My other class is a new one for me, an upper-level seminar on “Victorian Literature of Faith and Doubt.” Back when we still offered a lot of full-year courses, I sometimes taught a Victorian literature survey, and it included a “crisis of faith” unit (along with the “Woman Question” unit that became the basis of another special topics seminar I have now offered several times). I thought I’d like to get back to some of the prose and poetry I don’t otherwise get to teach much, and religion is not only the quintessential 19th-century topic but also a topic of some personal interest to me; this new seminar is the result. I would not feel competent to offer a graduate level course on this material, but I’ve been brushing up on key texts and contexts and I think (I hope!) I’m going to be OK for my purposes this term. I’ve got my intro lecture on “varieties of 19th-century faith and doubt” ready to go. We haven’t done much but organizing so far, but one comment in yesterday’s class meeting did take me by surprise–maybe unreasonably, I don’t know. The students were signing up for seminar presentations and I remarked that they seemed to be avoiding Hopkins. “It’s because we’ve never heard of him,” one of them said. Never heard of Hopkins? Am I crazy to find this startling in a room full of 4th-year English Honours and Majors students? I’ve been trying to remember when I first came across Hopkins and what my first reading would have been. I’m thinking it was “God’s Grandeur” in my second-year Chaucer-t0-Yeats survey class, or maybe (since I was the kind of person who read around) I just encountered him while reading on my own. I always teach something by Hopkins when I’m doing a poetry class or a class with a poetry unit; I’m pretty sure that when I taught Close Reading (still my most challenging and rewarding pedagogical assignment) we did at least “God’s Grandeur” and “The Windhover” every year. It’s hard to think of poetry that better illustrates both the rewards and the limits of close reading! Dear readers, do you read–have you read–any Hopkins? How obscure is he these days?

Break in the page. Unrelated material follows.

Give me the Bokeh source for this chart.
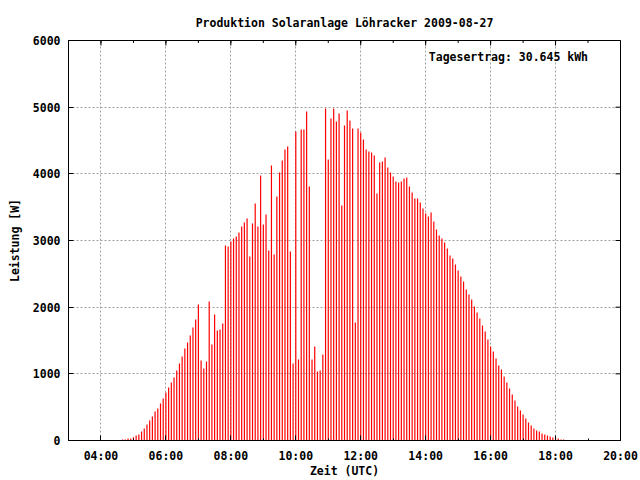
import math
from bokeh.plotting import figure
from bokeh.models import FixedTicker, LinearAxis, Label, Range1d
from bokeh.embed import file_html
from bokeh.resources import INLINE

# ---- data ----
times = [
    "04:40", "04:45", "04:50", "04:55",
    "05:00", "05:05", "05:10", "05:15", "05:20", "05:25", "05:30", "05:35", "05:40", "05:45", "05:50", "05:55",
    "06:00", "06:05", "06:10", "06:15", "06:20", "06:25", "06:30", "06:35", "06:40", "06:45", "06:50", "06:55",
    "07:00", "07:05", "07:10", "07:15", "07:20", "07:25", "07:30", "07:35", "07:40", "07:45", "07:50", "07:55",
    "08:00", "08:05", "08:10", "08:15", "08:20", "08:25", "08:30", "08:35", "08:40", "08:45", "08:50", "08:55",
    "09:00", "09:05", "09:10", "09:15", "09:20", "09:25", "09:30", "09:35", "09:40", "09:45", "09:50", "09:55",
    "10:00", "10:05", "10:10", "10:15", "10:20", "10:25", "10:30", "10:35", "10:40", "10:45", "10:50", "10:55",
    "11:00", "11:05", "11:10", "11:15", "11:20", "11:25", "11:30", "11:35", "11:40", "11:45", "11:50", "11:55",
    "12:00", "12:05", "12:10", "12:15", "12:20", "12:25", "12:30", "12:35", "12:40", "12:45", "12:50", "12:55",
    "13:00", "13:05", "13:10", "13:15", "13:20", "13:25", "13:30", "13:35", "13:40", "13:45", "13:50", "13:55",
    "14:00", "14:05", "14:10", "14:15", "14:20", "14:25", "14:30", "14:35", "14:40", "14:45", "14:50", "14:55",
    "15:00", "15:05", "15:10", "15:15", "15:20", "15:25", "15:30", "15:35", "15:40", "15:45", "15:50", "15:55",
    "16:00", "16:05", "16:10", "16:15", "16:20", "16:25", "16:30", "16:35", "16:40", "16:45", "16:50", "16:55",
    "17:00", "17:05", "17:10", "17:15", "17:20", "17:25", "17:30", "17:35", "17:40", "17:45", "17:50", "17:55",
    "18:00", "18:05", "18:10", "18:15",
]
power_w = [
    15, 15, 30, 30,
    50, 75, 90, 135, 180, 240, 300, 360, 435, 480, 555, 630,
    720, 795, 870, 945, 1050, 1155, 1260, 1380, 1470, 1575, 1695, 1815,
    2040, 1200, 1080, 1185, 2085, 1440, 1890, 1650, 1665, 1755, 2925, 2910,
    2985, 3030, 3060, 3120, 3210, 3270, 3330, 2760, 3255, 3555, 3210, 3975,
    3240, 3390, 2850, 4125, 2790, 3660, 4020, 4200, 4365, 4410, 2835, 1155,
    4635, 1215, 4665, 4665, 4935, 3810, 1215, 1410, 1035, 1050, 1290, 4980,
    4215, 4830, 4980, 4785, 4905, 3525, 4725, 4950, 4800, 4680, 1770, 4680,
    4620, 4515, 4365, 4335, 4320, 4275, 3705, 4170, 4185, 4245, 4095, 4020,
    3960, 3885, 3870, 3885, 3930, 3945, 3810, 3720, 3630, 3630, 3570, 3480,
    3405, 3360, 3420, 3285, 3165, 3075, 3030, 2970, 2880, 2775, 2730, 2640,
    2550, 2460, 2385, 2265, 2190, 2115, 2010, 1920, 1830, 1725, 1635, 1515,
    1410, 1335, 1230, 1125, 1065, 960, 870, 780, 690, 600, 510, 450,
    390, 330, 270, 225, 180, 150, 135, 105, 90, 75, 60, 45,
    40, 30, 15, 15,
]
x_tick_hours = [4, 6, 8, 10, 12, 14, 16, 18, 20]
x_tick_labels = ["04:00", "06:00", "08:00", "10:00", "12:00", "14:00", "16:00", "18:00", "20:00"]
x_minor_hours = [3, 4, 5, 6, 7, 8, 9, 10, 11, 12, 13, 14, 15, 16, 17, 18, 19, 20]
y_ticks = [0, 1000, 2000, 3000, 4000, 5000, 6000]
x_min, x_max = 3, 20
y_min, y_max = 0, 6000

title_text = "Produktion Solaranlage Löhracker 2009-08-27"
x_title = "Zeit (UTC)"
y_title = "Leistung [W]"
yield_text = "Tagesertrag: 30.645 kWh"


def to_hours(s):
    h, m = s.split(":")
    return int(h) + int(m) / 60.0


x_hours = [to_hours(t) for t in times]

FONT = "DejaVu Sans Mono"
FSIZE = "11.5px"

p = figure(
    width=640, height=480,
    x_range=Range1d(x_min, x_max), y_range=Range1d(y_min, y_max),
    output_backend="svg", toolbar_location=None,
    min_border_left=68, min_border_right=20,
    min_border_top=40, min_border_bottom=40,
    x_axis_location=None, y_axis_location=None,
)
p.background_fill_color = "white"
p.border_fill_color = "white"
p.outline_line_color = "black"
p.outline_line_width = 1

p.title.text = title_text
p.title.align = "center"
p.title.text_font = FONT
p.title.text_font_size = FSIZE
p.title.text_font_style = "bold"
p.title.text_color = "black"
p.title.standoff = 21

xticker = FixedTicker(ticks=x_tick_hours, minor_ticks=x_minor_hours)
yticker = FixedTicker(ticks=y_ticks, minor_ticks=[])

labels_map = {h: lab for h, lab in zip(x_tick_hours, x_tick_labels)}


def style_axis(ax):
    ax.axis_line_color = "black"
    ax.major_tick_in = 5
    ax.major_tick_out = 0
    ax.minor_tick_in = 0
    ax.minor_tick_out = 0
    ax.major_tick_line_color = "black"
    ax.minor_tick_line_color = "black"
    ax.major_label_text_font = FONT
    ax.major_label_text_font_style = "bold"
    ax.major_label_text_font_size = FSIZE
    ax.major_label_text_color = "black"
    ax.axis_label_text_font = FONT
    ax.axis_label_text_font_style = "bold"
    ax.axis_label_text_font_size = FSIZE
    ax.axis_label_text_color = "black"


xb = LinearAxis(ticker=xticker, major_label_overrides=labels_map)
style_axis(xb)
xb.minor_tick_in = 2
xb.major_label_standoff = 8
xb.axis_label = x_title
xb.axis_label_standoff = -2
p.add_layout(xb, "below")

yl = LinearAxis(ticker=yticker)
style_axis(yl)
yl.major_label_standoff = 8
yl.axis_label = y_title
yl.axis_label_standoff = 8
p.add_layout(yl, "left")

p.xgrid.ticker = xticker
p.ygrid.ticker = yticker
for g in (p.xgrid, p.ygrid):
    g.grid_line_color = "#a0a0a0"
    g.grid_line_dash = "2 2"
    g.grid_line_width = 1

# power impulses
p.segment(x0=x_hours, y0=0, x1=x_hours, y1=power_w,
          line_color="#ff0000", line_width=1.2)

# mirrored ticks on top and right border (half of each dash is clipped by the frame)
p.scatter(x=x_tick_hours, y=[y_max] * len(x_tick_hours), marker="dash",
          size=10, angle=math.pi / 2, line_color="black", line_width=1)
p.scatter(x=x_minor_hours, y=[y_max] * len(x_minor_hours), marker="dash",
          size=5, angle=math.pi / 2, line_color="black", line_width=1)
p.scatter(x=[x_max] * len(y_ticks), y=y_ticks, marker="dash",
          size=10, line_color="black", line_width=1)

p.add_layout(Label(x=19, y=5760, text=yield_text, text_align="right",
                   text_baseline="middle", text_font=FONT,
                   text_font_size=FSIZE, text_font_style="bold",
                   text_color="black"))

open("out.html", "w").write(file_html(p, INLINE))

To close, then, because I’m in a poetry frame of mind, here’s a study in contrasts from my ‘faith and doubt’ syllabus: my favourite section of In Memoriam (Tennyson, often belittled for his “pretty” language, shows he can be stark and restrained with the best of them) and a dose of Hopkins (ah! the ecstasy of that last moment). Go ahead: scan them both. You know you want to.

from In Memoriam A.H.H.

VII.

Dark house, by which once more I stand

Here in the long unlovely street,
Doors, where my heart was used to beat
So quickly, waiting for a hand,

A hand that can be clasp’d no more —
Behold me, for I cannot sleep,
And like a guilty thing I creep
At earliest morning to the door.

He is not here; but far away
The noise of life begins again,
And ghastly thro’ the drizzling rain
On the bald street breaks the blank day.

God’s Grandeur

The world is charged with the grandeur of God.

It will flame out, like shining from shook foil;
It gathers to a greatness, like the ooze of oil
Crushed. Why do men then now not reck his rod?
Generations have trod, have trod, have trod;
And all is seared with trade; bleared, smeared with toil;
And wears man’s smudge & shares man’s smell: the soil
Is bare now, nor can foot feel, being shod.

And for all this, nature is never spent;
There lives the dearest freshness deep down things;
And though the last lights off the black West went
Oh, morning, at the brown brink eastward, springs —
Because the Holy Ghost over the bent
World broods with warm breast & with ah! bright wings.